Re: the AT, it might well be fine. I think it’s really hard to count on one’s ears in something like this as there’s no way one can remember what it sounded like when it was in good shape. I prefer to think of them as tires - after a few years I just won’t use them even if everything seems fine.

@ricsimas, that’s kind of my view but I’m backed into a corner as a member of the household is shielding so I can’t visit my dealer to borrow a cart.
I’m using the AT on stuff I’ve bought second hand that didn’t meet my expectations just so I can clock up some listening hours in my quest to resolve my issue with loud cracks during replay. I’ve limited my listening to those few LP’s that never made it to the charity shop and will continue to do so I think.
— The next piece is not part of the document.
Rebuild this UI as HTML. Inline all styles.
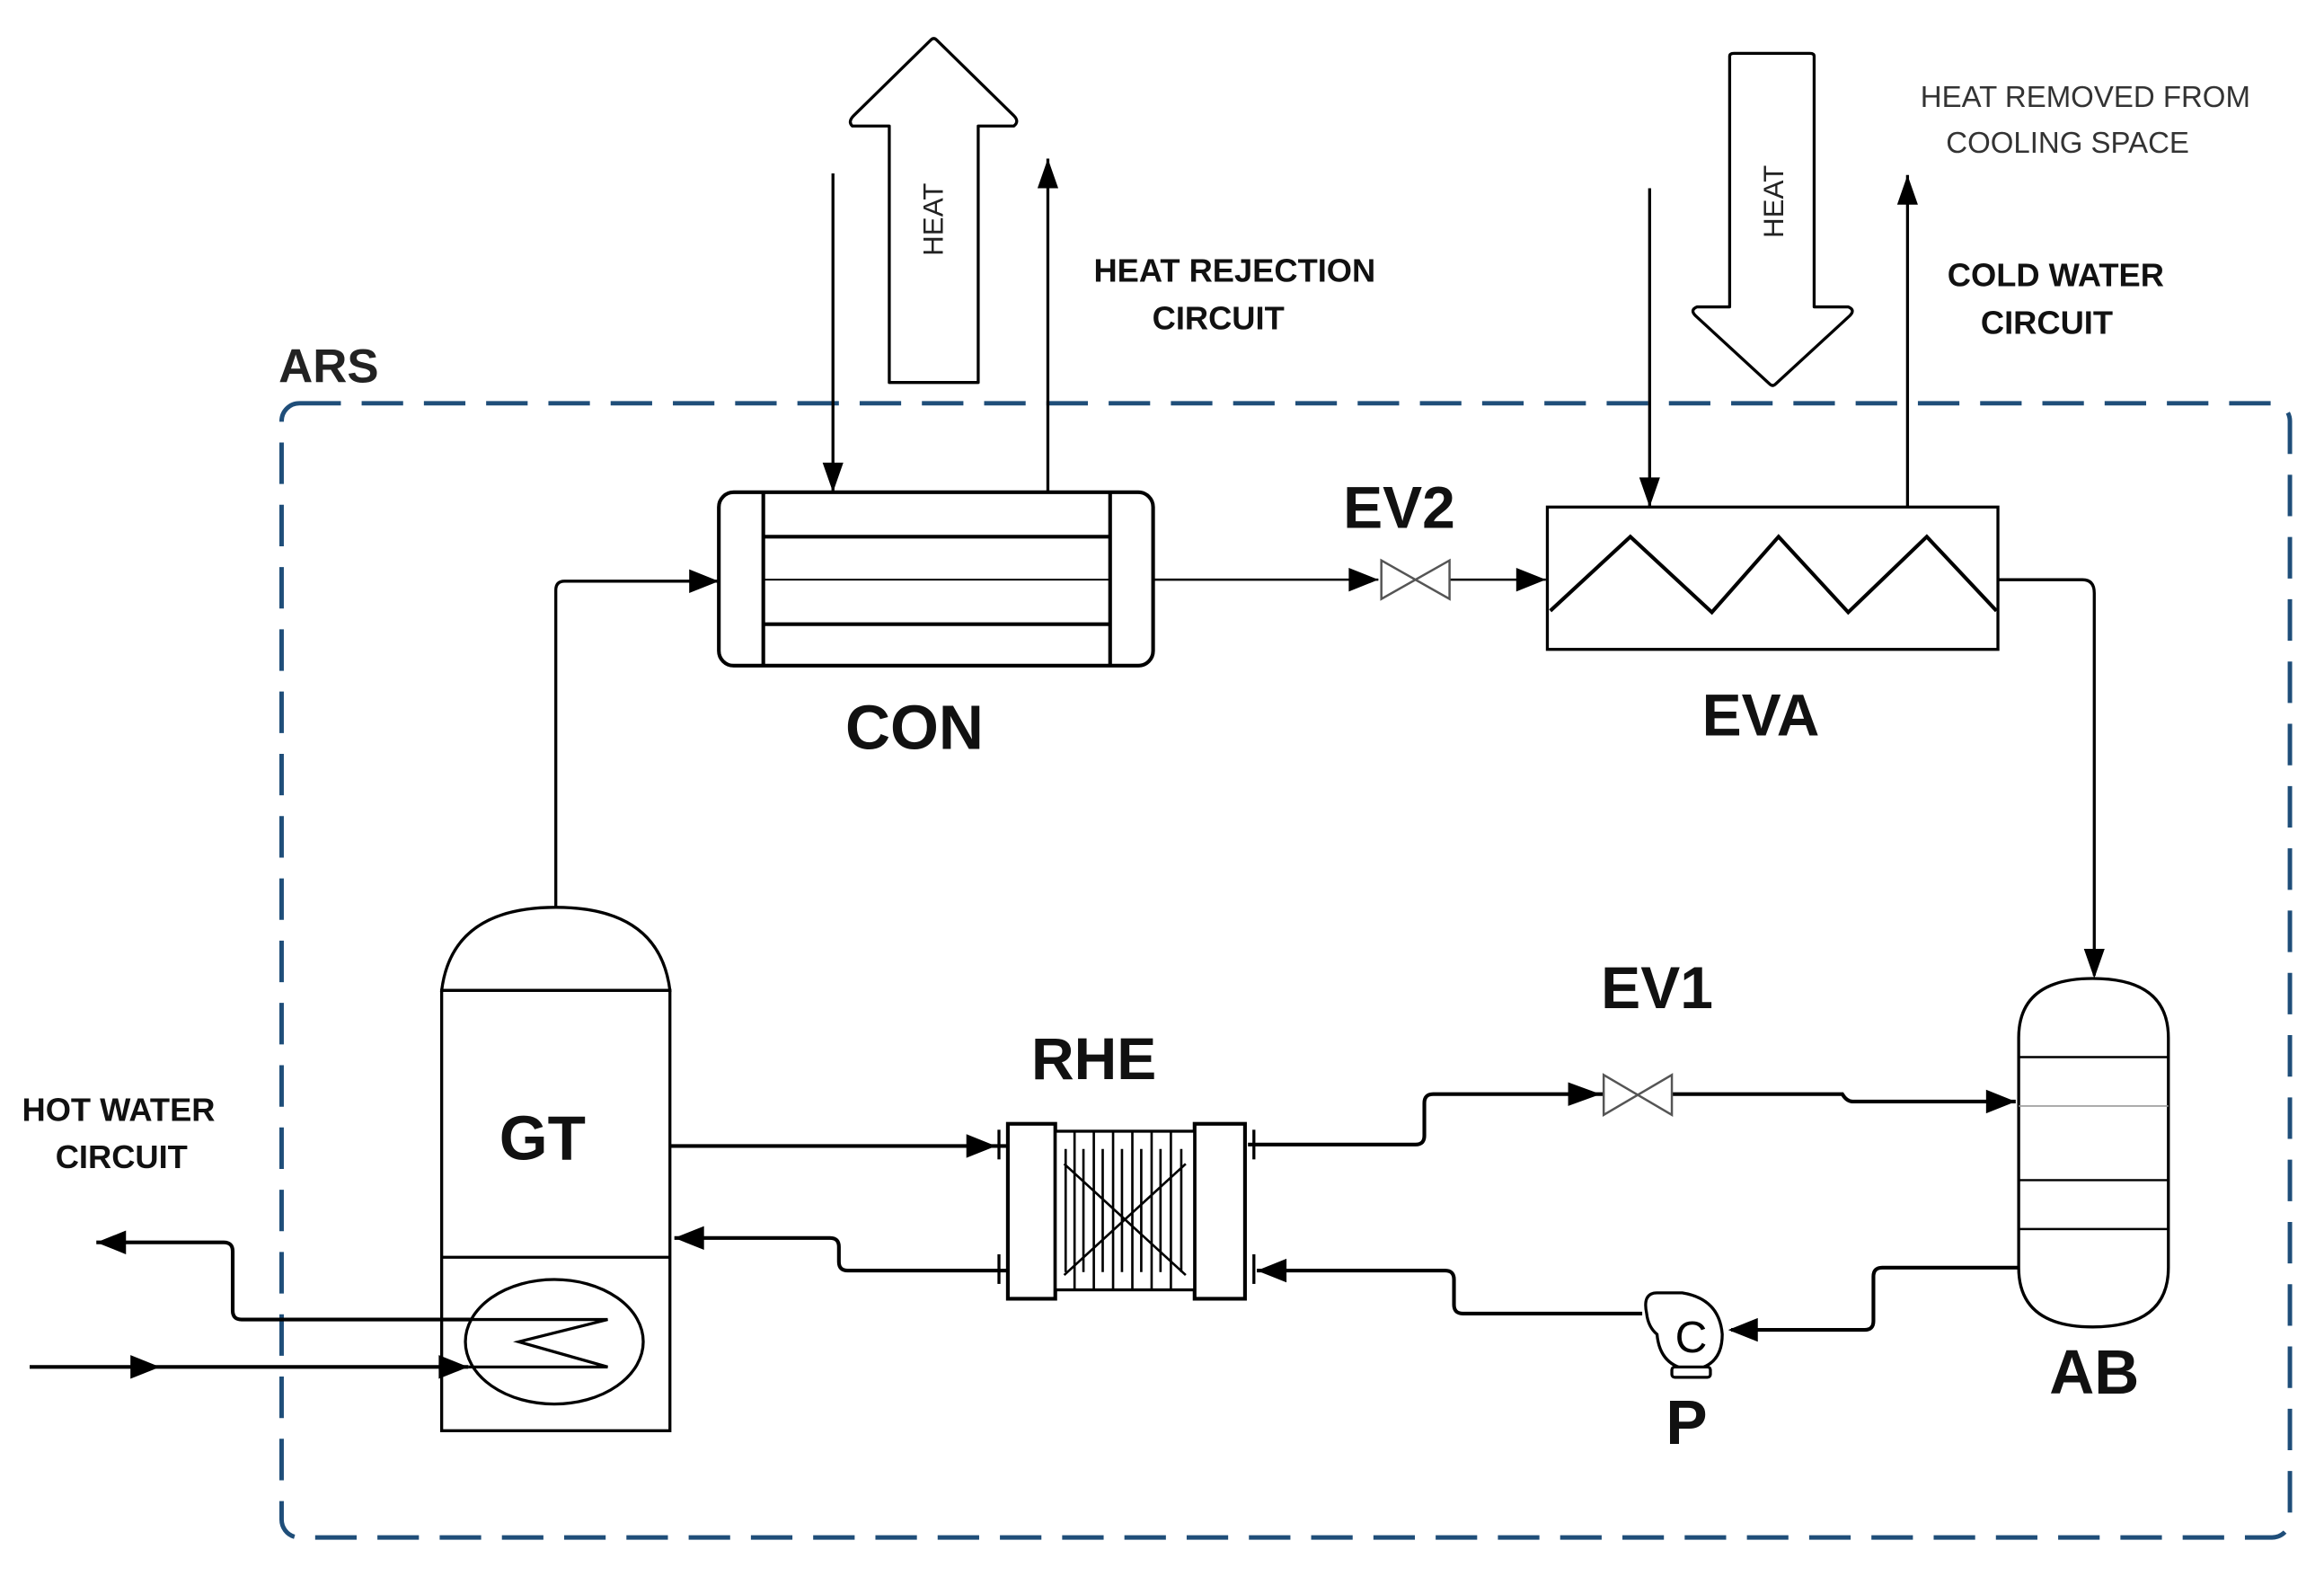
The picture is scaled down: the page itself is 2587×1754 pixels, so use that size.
<!DOCTYPE html>
<html><head><meta charset="utf-8"><style>
html,body{margin:0;padding:0;background:#fff;}
svg{display:block;}
text{font-family:"Liberation Sans",Arial,sans-serif;}
</style></head><body>
<svg width="2587" height="1754" viewBox="0 0 1568 1063" preserveAspectRatio="none" xmlns="http://www.w3.org/2000/svg">
<defs>
<marker id="a" viewBox="0 0 10 10" refX="10" refY="5" markerWidth="7" markerHeight="7" orient="auto" markerUnits="userSpaceOnUse"><path d="M0,0 L10,5 L0,10 z" fill="#000"/></marker>
</defs>
<rect width="1568" height="1063" fill="#fff"/>
<!-- dashed boundary -->
<rect x="190" y="272" width="1355" height="765" rx="12" fill="none" stroke="#1f4e79" stroke-width="3" stroke-dasharray="28 14"/>
<text x="188" y="258" font-size="32" font-weight="bold" fill="#222">ARS</text>

<g fill="none" stroke="#000" stroke-width="2.5">
<!-- CON -->
<rect x="485" y="332" width="293" height="117" rx="10" fill="#fff"/>
<line x1="515" y1="332" x2="515" y2="449"/><line x1="749" y1="332" x2="749" y2="449"/>
<line x1="515" y1="362" x2="749" y2="362"/><line x1="515" y1="421" x2="749" y2="421"/>
<line x1="515" y1="391" x2="749" y2="391" stroke-width="1.2"/>
<!-- GT to CON -->
<path d="M375,612 V398 Q375,392 381,392 H485" stroke-width="2" marker-end="url(#p)"/>
<!-- heat rejection lines -->
<line x1="562" y1="117" x2="562" y2="332" stroke-width="2"/>
<line x1="707" y1="332" x2="707" y2="107" stroke-width="2"/>
<!-- CON to EV2 -->
<line x1="778" y1="391" x2="930" y2="391" stroke-width="1.5"/>
<line x1="978" y1="391" x2="1043" y2="391" stroke-width="1.5"/>
<!-- EVA -->
<rect x="1044" y="342" width="304" height="96" fill="#fff" stroke-width="2"/>
<line x1="1044" y1="412" x2="1348" y2="412" stroke-width="0"/>
<polyline points="1046,412 1100,362 1155,413 1200,362 1247,413 1300,362 1347,412" stroke-width="2.5"/>
<line x1="1113" y1="127" x2="1113" y2="342" stroke-width="2"/>
<line x1="1287" y1="342" x2="1287" y2="118" stroke-width="2"/>
<!-- EVA to AB -->
<path d="M1348,391 H1405 Q1413,391 1413,400 V658" stroke-width="2"/>
<!-- AB -->
<path d="M1362,700 Q1362,660 1412,660 Q1463,660 1463,700 V855 Q1463,895 1412,895 Q1362,895 1362,855 Z" fill="#fff" stroke-width="2"/>
<line x1="1362" y1="713" x2="1463" y2="713" stroke-width="1.5"/>
<line x1="1362" y1="746" x2="1463" y2="746" stroke-width="1" stroke="#999"/>
<line x1="1362" y1="796" x2="1463" y2="796" stroke-width="1.5"/>
<line x1="1362" y1="829" x2="1463" y2="829" stroke-width="1.5"/>
<!-- RHE to EV1 -->
<path d="M842,772 H955 Q961,772 961,766 V744 Q961,738 967,738 H1082" stroke-width="2.5"/>
<path d="M1128,738 H1243 Q1246,743 1250,743 H1360" stroke-width="2.5"/>
<!-- AB to pump -->
<path d="M1362,855 H1270 Q1264,855 1264,861 V891 Q1264,897 1258,897 H1168" stroke-width="2.5"/>
<!-- pump to RHE -->
<path d="M1108,886 H987 Q981,886 981,880 V863 Q981,857 975,857 H848" stroke-width="2.5"/>
<!-- pump -->
<path d="M1111,886 Q1108,872 1118,872 H1135 Q1160,876 1162,900 Q1162,922 1141,924 Q1120,922 1118,900 Q1112,895 1111,886 Z" fill="#fff" stroke-width="2"/>
<rect x="1128" y="922" width="26" height="7" rx="2" fill="#fff" stroke-width="2"/>
<!-- RHE -->
<rect x="680" y="758" width="32" height="118" fill="#fff"/>
<rect x="806" y="758" width="34" height="118" fill="#fff"/>
<rect x="712" y="763" width="94" height="107" fill="#fff" stroke-width="2"/>
<g stroke-width="1.6">
<line x1="725" y1="763" x2="725" y2="870"/><line x1="738" y1="763" x2="738" y2="870"/><line x1="751" y1="763" x2="751" y2="870"/>
<line x1="764" y1="763" x2="764" y2="870"/><line x1="777" y1="763" x2="777" y2="870"/><line x1="790" y1="763" x2="790" y2="870"/>
<line x1="719" y1="775" x2="719" y2="858"/><line x1="731" y1="775" x2="731" y2="858"/><line x1="744" y1="775" x2="744" y2="858"/>
<line x1="757" y1="775" x2="757" y2="858"/><line x1="770" y1="775" x2="770" y2="858"/><line x1="783" y1="775" x2="783" y2="858"/><line x1="797" y1="775" x2="797" y2="858"/>
<line x1="718" y1="785" x2="800" y2="860"/><line x1="800" y1="785" x2="718" y2="860"/>
</g>
<line x1="674" y1="762" x2="674" y2="782" stroke-width="2"/><line x1="674" y1="846" x2="674" y2="866" stroke-width="2"/>
<line x1="846" y1="762" x2="846" y2="782" stroke-width="2"/><line x1="846" y1="846" x2="846" y2="866" stroke-width="2"/>
<!-- GT to RHE -->
<line x1="452" y1="773" x2="680" y2="773" stroke-width="2.5"/>
<path d="M680,857 H572 Q566,857 566,851 V841 Q566,835 560,835 H455" stroke-width="2.5"/>
<!-- GT -->
<path d="M298,668 Q305,612 375,612 Q445,612 452,668 Z" fill="#fff" stroke-width="2"/>
<rect x="298" y="668" width="154" height="297" fill="none" stroke-width="2"/>
<line x1="298" y1="848" x2="452" y2="848" stroke-width="2"/>
<ellipse cx="374" cy="905" rx="60" ry="42" fill="#fff" stroke-width="2"/>
<polyline points="318,890 410,890 350,905 410,922 316,922" stroke-width="2"/>
<!-- hot water -->
<path d="M318,890 H163 Q157,890 157,884 V844 Q157,838 151,838 H65" stroke-width="2.5"/>
<line x1="20" y1="922" x2="316" y2="922" stroke-width="2.5"/>
</g>
<!-- arrowheads -->
<g fill="#000">
<path d="M485,392 l-20,-8 v16 z"/>
<path d="M562,332 l-7,-20 h14 z"/>
<path d="M707,107 l-7,20 h14 z"/>
<path d="M930,391 l-20,-8 v16 z"/>
<path d="M1043,391 l-20,-8 v16 z"/>
<path d="M1113,342 l-7,-20 h14 z"/>
<path d="M1287,118 l-7,20 h14 z"/>
<path d="M1413,660 l-7,-20 h14 z"/>
<path d="M1080,738 l-22,-8 v16 z"/>
<path d="M1360,743 l-20,-8 v16 z"/>
<path d="M1166,897 l20,-8 v16 z"/>
<path d="M848,857 l20,-8 v16 z"/>
<path d="M672,773 l-20,-8 v16 z"/>
<path d="M455,835 l20,-8 v16 z"/>
<path d="M65,838 l20,-8 v16 z"/>
<path d="M108,922 l-20,-8 v16 z"/>
<path d="M316,922 l-20,-8 v16 z"/>
</g>
<!-- valves -->
<g fill="#fff" stroke="#555" stroke-width="1.5">
<path d="M932,378 L978,404 V378 L932,404 Z"/>
<path d="M1082,725 L1128,752 V725 L1082,752 Z"/>
</g>
<!-- big hollow arrows -->
<path d="M600,258 V85 H575 Q572,82 576,78 L628,27 Q630,25 632,27 L684,78 Q688,82 684,85 H660 V258 Z" fill="#fff" stroke="#000" stroke-width="2" stroke-linejoin="round"/>
<text transform="translate(636,148) rotate(-90)" font-size="19" text-anchor="middle" fill="#222">HEAT</text>
<path d="M1167,38 Q1167,36 1170,36 H1221 Q1224,36 1224,38 V207 H1247 Q1252,209 1248,213 L1198,259 Q1196,261 1194,259 L1144,213 Q1140,209 1145,207 H1167 Z" fill="#fff" stroke="#000" stroke-width="2" stroke-linejoin="round"/>
<text transform="translate(1203,136) rotate(-90)" font-size="19" text-anchor="middle" fill="#222">HEAT</text>
<!-- pump C -->
<text x="1141" y="912" font-size="30" text-anchor="middle" fill="#000">C</text>
<!-- labels -->
<g font-weight="bold" fill="#111" text-anchor="middle">
<text x="617" y="505" font-size="42">CON</text>
<text x="944" y="356" font-size="40">EV2</text>
<text x="1188" y="496" font-size="40">EVA</text>
<text x="1118" y="680" font-size="40">EV1</text>
<text x="738" y="728" font-size="40">RHE</text>
<text x="366" y="782" font-size="42">GT</text>
<text x="1413" y="940" font-size="42">AB</text>
<text x="1138" y="974" font-size="42">P</text>
<text x="833" y="190" font-size="22">HEAT REJECTION</text>
<text x="822" y="222" font-size="22">CIRCUIT</text>
<text x="1387" y="193" font-size="22">COLD WATER</text>
<text x="1381" y="225" font-size="22">CIRCUIT</text>
<text x="80" y="756" font-size="22">HOT WATER</text>
<text x="82" y="788" font-size="22">CIRCUIT</text>
</g>
<g fill="#333" text-anchor="middle" font-size="20">
<text x="1407" y="72">HEAT REMOVED FROM</text>
<text x="1395" y="103">COOLING SPACE</text>
</g>
</svg>
</body></html>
This morning I received a reply to my email to Audio Technica in which I asked about the potential problem with hardening of the damping rubber.
I got a reassuring reply advising me that the major factor with regard to record damage would be the condition of the stylus. They said as long as the cartridge was tracking and riding well then any hardening in the suspension would merely slow transients and not cause damage. “Hardening” would actually mean harder as opposed to hard and unresponsive.
Although it doesn’t satisfy like the XX-2, it does a lot of things really nicely and it reminds me why I chose am OC9 all those years ago. I would like to hear how the AT-ART9 compares to my XX-2.